シニア社員に成果重視の賃金制度の助成金

シニア社員に成果重視の賃金制度の助成金
シニア社員の処遇を改善する動きが企業に広がってきた。60歳の再雇用時に減額されることが多かった基本給を引き上げるだけでなく、成果報酬の導入や責任の重いポストの用意で就労意欲を高めるようとしている。政府が目指す70歳まで働く社会づくりにはシニアの活躍が欠かせない。厚生労働省はこうした流れが中小企業にも浸透するよう補助金で後押しする。
60歳以上で働く人の数は2017年度平均で約1340万人。就業者全体の2割を占める。高年齢者雇用安定法では希望者全員を65歳まで雇うよう義務づけており、就業者は増えている。
厚労省によると65歳まで雇用を確保するために企業が導入しているのは8割が継続雇用制度だ。60歳で定年を迎えると嘱託などで再雇用する。この際、賃金は2~3割下がるのが一般的。60~64歳の平均賃金は月27・5万円と55~59歳の36・4万円を大きく下回る。
ただ、年齢を理由に一律で賃金を下げる仕組みは働き手の意欲低下につながりかねない。能力のある技術者らは中国など新興国の企業に転職する動きもあり、人材流出につながる面もある。
こうしたなか、就労意欲を高めるためにシニアの処遇を見直す企業が増えている。味の素AGFは18年7月から60~65歳の再雇用のシニア社員の給与体系を見直し、賞与も成果を反映するように制度を変えた。これによって年収は従来と比べて3割増えるという。
週休3日制を導入したほか、勤務地の希望も出せるようにして、シニア社員の待遇を改善し、働き手を確保する狙い。若手へのノウハウ伝承などに力を発揮してもらう。 JR西日本は18年度から再雇用したシニアの基本給を加算する待遇改善に合わせて、働きぶりに応じた給与で報いる姿勢を鮮明にした。出勤日数に固定額で支払う「精励手当」を勤務成績が「優秀」なシニアだと4万円から5万円に増額。「特に優秀」だと6万円から10万円にアップさせた。
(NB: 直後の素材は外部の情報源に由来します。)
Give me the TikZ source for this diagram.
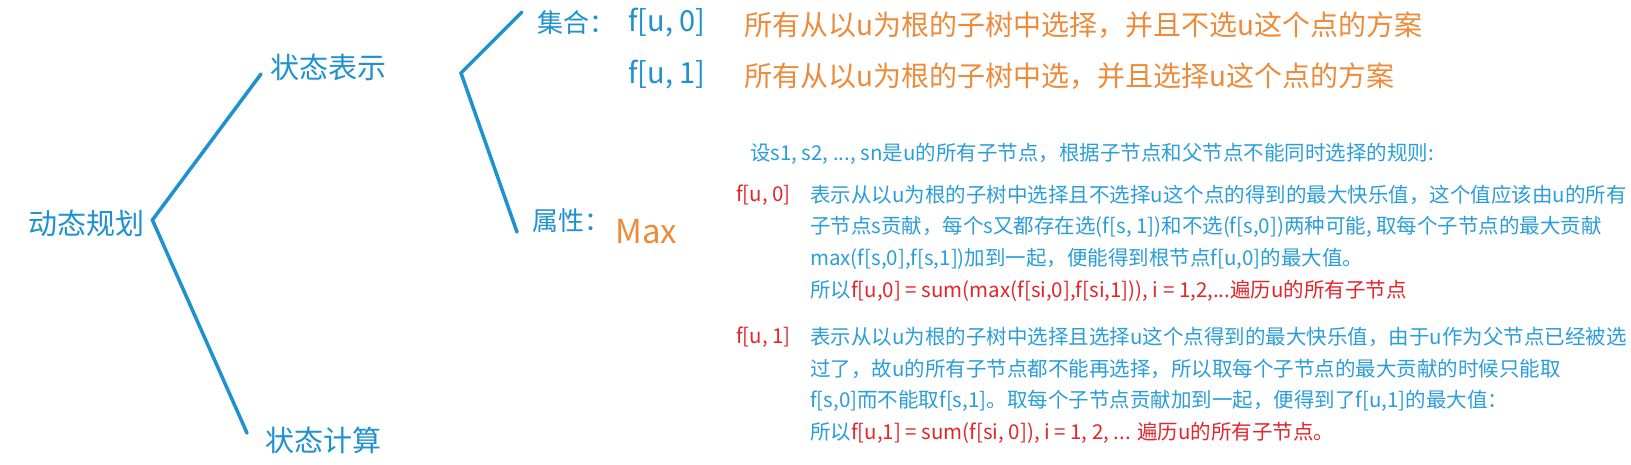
\documentclass[tikz,border=0pt]{standalone}
\usepackage{fontspec}
\setmainfont{Noto Sans CJK SC}
\definecolor{bleu}{HTML}{1E91CF}
\definecolor{bleuclair}{HTML}{2A9ED9}
\definecolor{orangeclair}{HTML}{EE8B3A}
\definecolor{rouge}{HTML}{E3262C}
\begin{document}
\begin{tikzpicture}[x=1pt,y=-1pt]
% Styles
\tikzstyle{branche}=[draw=bleu,line width=3.5pt,line cap=round]
\tikzstyle{titre}=[anchor=west,inner sep=0pt,text=bleu,font=\fontsize{29}{34}\selectfont]
\tikzstyle{rubrique}=[anchor=west,inner sep=0pt,text=bleu,font=\fontsize{26}{30}\selectfont]
\tikzstyle{etat}=[rubrique,font=\fontsize{29}{34}\selectfont]
\tikzstyle{ensemble}=[anchor=west,inner sep=0pt,text=orangeclair,font=\fontsize{28}{32}\selectfont]
\tikzstyle{ligne}=[anchor=west,inner sep=0pt,text=bleuclair,font=\fontsize{20.5}{24}\selectfont]
\tikzstyle{cas}=[ligne,text=rouge]
% Dimensions
\def\MargeCas{736}
\def\MargeTexte{810}
\def\Interligne{32}
\def\ParaA{195}
\def\ParaB{337}
% Cadre
\useasboundingbox[fill=white] (0,0) rectangle (1631,464);
% Noeuds
\node[titre] (DP) at (28,223) {动态规划};
\node[titre] (Rep) at (270,67) {状态表示};
\node[titre] (Calc) at (265,440) {状态计算};
\node[rubrique] (Ens) at (537,23) {集合：};
\node[etat] (Fa) at (628,23) {f[u, 0]};
\node[etat] (Fb) at (628,75) {f[u, 1]};
\node[ensemble] (Ea) at (744,25) {所有从以u为根的子树中选择，并且不选u这个点的方案};
\node[ensemble] (Eb) at (744,76) {所有从以u为根的子树中选，并且选择u这个点的方案};
\node[rubrique] (Attr) at (532,221) {属性：};
\node[anchor=west,inner sep=0pt,text=orangeclair,font=\fontsize{33}{38}\selectfont] (Max) at (615,232) {Max};
\coordinate (S) at (461,73);
% Calcul
\node[ligne] (Ent) at (750,154) {设s1, s2, ..., sn是u的所有子节点，根据子节点和父节点不能同时选择的规则:};
\node[cas] (Ca) at (\MargeCas,{\ParaA}) {f[u, 0]};
\node[ligne] (Ta) at (\MargeTexte,{\ParaA}) {表示从以u为根的子树中选择且不选择u这个点的得到的最大快乐值，这个值应该由u的所有};
\node[ligne] (Tb) at (\MargeTexte,{\ParaA+\Interligne}) {子节点s贡献，每个s又都存在选(f[s, 1])和不选(f[s,0])两种可能, 取每个子节点的最大贡献};
\node[ligne] (Tc) at (\MargeTexte,{\ParaA+2*\Interligne}) {max(f[s,0],f[s,1])加到一起，便能得到根节点f[u,0]的最大值。};
\node[ligne] (Td) at (\MargeTexte,{\ParaA+3*\Interligne}) {所以\textcolor{rouge}{f[u,0] = sum(max(f[si,0],f[si,1])), i = 1,2,...遍历u的所有子节点}};
\node[cas] (Cb) at (\MargeCas,{\ParaB}) {f[u, 1]};
\node[ligne] (Te) at (\MargeTexte,{\ParaB}) {表示从以u为根的子树中选择且选择u这个点得到的最大快乐值，由于u作为父节点已经被选};
\node[ligne] (Tf) at (\MargeTexte,{\ParaB+\Interligne}) {过了，故u的所有子节点都不能再选择，所以取每个子节点的最大贡献的时候只能取};
\node[ligne] (Tg) at (\MargeTexte,{\ParaB+2*\Interligne}) {f[s,0]而不能取f[s,1]。取每个子节点贡献加到一起，便得到了f[u,1]的最大值：};
\node[ligne] (Th) at (\MargeTexte,{\ParaB+3*\Interligne}) {所以\textcolor{rouge}{f[u,1] = sum(f[si, 0]), i = 1, 2, ... 遍历u的所有子节点。}};
% Branches
\draw[branche] ([shift={(-9,7)}]Rep.west) -- ([shift={(8,-3)}]DP.east) -- ([shift={(-18,-7)}]Calc.west);
\draw[branche] ([shift={(-15,-11)}]Ens.west) -- (S) -- ([shift={(-15,11)}]Attr.west);
\end{tikzpicture}
\end{document}
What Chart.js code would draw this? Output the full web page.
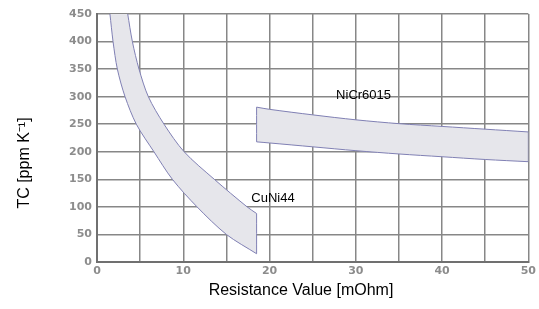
<!DOCTYPE html>
<html>
<head>
<meta charset="utf-8">
<script src="https://cdn.jsdelivr.net/npm/chart.js@4/dist/chart.umd.min.js"></script>
<style>
    html, body { margin: 0; padding: 0; background: #fff; }
</style>
</head>
<body>
<canvas id="myChart" width="539" height="309"></canvas>
<script>
// tick labels
const xTickLabels = [0, 10, 20, 30, 40, 50];
const yTickLabels = [0, 50, 100, 150, 200, 250, 300, 350, 400, 450];

// CuNi44 band (upper/right edge and lower/left edge)
const cuNiUpperX = [3.56, 4.1, 4.87, 5.95, 7.77, 10.1, 13.6, 17.4, 18.5];
const cuNiUpperY = [450, 400, 350, 300, 250, 200, 150, 100, 88];
const cuNiLowerX = [1.5, 1.86, 2.36, 3.25, 4.56, 6.6, 8.74, 11.6, 15.0, 18.5];
const cuNiLowerY = [450, 400, 350, 300, 250, 200, 150, 100, 50, 15];

// NiCr6015 band
const niCrX = [18.5, 20, 25, 30, 35, 40, 45, 50];
const niCrUpperY = [281, 277, 267, 258, 251, 246, 241, 236];
const niCrLowerY = [218, 216, 209, 202, 196, 191, 186, 182];

// band names, placed at data coords
const bandNames = ['CuNi44', 'NiCr6015'];
const bandNameX = [20.4, 30.9];
const bandNameY = [116, 303];

function pts(xs, ys) {
    return xs.map(function (x, i) { return { x: x, y: ys[i] }; });
}

// ends doubled so the curve keeps sharp corners
function edge(xs, ys) {
    const p = pts(xs, ys);
    return [p[0]].concat(p, [p[p.length - 1]]);
}

// outline of a band: one edge forward, the other one back
const cuNiShape = edge(cuNiUpperX, cuNiUpperY).concat(edge(cuNiLowerX, cuNiLowerY).reverse());
const niCrShape = edge(niCrX, niCrUpperY)
    .concat(edge(niCrX, niCrLowerY).reverse())
    .concat([{ x: niCrX[0], y: niCrUpperY[0] }]);

const textPlugin = {
    id: 'textos',
    afterDraw: function (chart) {
        const ctx = chart.ctx;
        const sx = chart.scales.x;
        const sy = chart.scales.y;
        ctx.save();
        ctx.fillStyle = '#000';
        ctx.textAlign = 'center';
        ctx.textBaseline = 'middle';
        ctx.font = '13px "Liberation Sans", Arial, sans-serif';
        for (let i = 0; i < bandNames.length; i++) {
            ctx.fillText(bandNames[i], sx.getPixelForValue(bandNameX[i]), sy.getPixelForValue(bandNameY[i]));
        }
        ctx.font = '16px "Liberation Sans", Arial, sans-serif';
        ctx.fillText('Resistance Value [mOhm]', 301, 291);
        ctx.translate(25, 163);
        ctx.rotate(-Math.PI / 2);
        ctx.fillText('TC [ppm K\u207B\u00B9]', 0, 0);
        ctx.restore();
    }
};

document.addEventListener('DOMContentLoaded', function () {
    var ctx = document.getElementById('myChart').getContext('2d');
    new Chart(ctx, {
        type: 'scatter',
        data: {
            datasets: [{
                label: 'CuNi44',
                data: cuNiShape,
                showLine: true,
                fill: 'shape',
                tension: 0.3,
                backgroundColor: '#e6e6eb',
                borderColor: '#8080b4',
                borderWidth: 1,
                pointRadius: 0
            }, {
                label: 'NiCr6015',
                data: niCrShape,
                showLine: true,
                fill: 'shape',
                tension: 0.3,
                backgroundColor: '#e6e6eb',
                borderColor: '#8080b4',
                borderWidth: 1,
                pointRadius: 0
            }]
        },
        options: {
            responsive: false,
            animation: false,
            devicePixelRatio: 1,
            layout: {
                padding: { top: 14, right: 9, left: 0, bottom: 0 }
            },
            plugins: {
                legend: { display: false },
                tooltip: { enabled: false }
            },
            scales: {
                x: {
                    type: 'linear',
                    min: 0,
                    max: 50,
                    afterFit: function (scale) { scale.height = 47; },
                    grid: { color: '#878787', lineWidth: 1.5, drawTicks: false },
                    border: { color: '#707070', width: 2 },
                    ticks: {
                        stepSize: 5,
                        autoSkip: false,
                        maxRotation: 0,
                        padding: 3,
                        color: '#8c8c8c',
                        font: { family: '"DejaVu Sans"', size: 11, weight: 'bold' },
                        callback: function (v) { return xTickLabels.includes(v) ? v : ''; }
                    }
                },
                y: {
                    min: 0,
                    max: 450,
                    afterFit: function (scale) { scale.width = 97; },
                    grid: { color: '#878787', lineWidth: 1.5, drawTicks: false },
                    border: { color: '#707070', width: 2 },
                    ticks: {
                        stepSize: 50,
                        autoSkip: false,
                        padding: 5,
                        color: '#8c8c8c',
                        font: { family: '"DejaVu Sans"', size: 11, weight: 'bold' },
                        callback: function (v) { return yTickLabels.includes(v) ? v : ''; }
                    }
                }
            }
        },
        plugins: [textPlugin]
    });
});
</script>
</body>
</html>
一方、出勤停止になったり、勤務成績がよくない場合は減額したりしてメリハリをつける。「一層の活躍に期待し、モチベーション高く業務に精励してもらうため」と担当者は狙いを話す。
ポストで処遇する企業もある。自動車部品メーカーのヨロズは70歳まで雇用年齢を引き上げたのに合わせて1年契約でそのまま管理職を続けてもらう「職制契約社員制度」を設けた。従来の嘱託社員だと給与は定年前の7割の水準に下がるが、同制度の社員だと減額なしで100%もらえる。
ベアリング大手のNTNも18年度から再雇用シニアの給与を年収ベースで25%引き上げた。プロジェクトリーダーなど一部役職への任用もできるようにしており、経験を生かして専門能力を発揮してもらう。
大手よりも人手不足が深刻な中小企業にもこうした取り組みを広げようと、厚生労働省はシニア社員を対象に成果重視の賃金制度を導入する企業に補助金を出す。年齢ではなく人事考課によって給与が変動する職務給の比率を高めるなど給与制度を見直した場合に1社あたり最大22万5千円の補助金が出る。財源は雇用保険から拠出する。
15~64歳の生産年齢人口は40年に6千万人を割り込み、15年と比べて1600万人余り減る見込みで、経済成長を続けるには高齢者の労働参加が欠かせない。ただ企業が人件費を増やさずにシニアの処遇を厚くすると60歳未満の賃金水準が下がりかねない。人件費増を吸収する生産性の向上や、年齢ではなく能力に応じた給与・人事体系にすることが重要になる。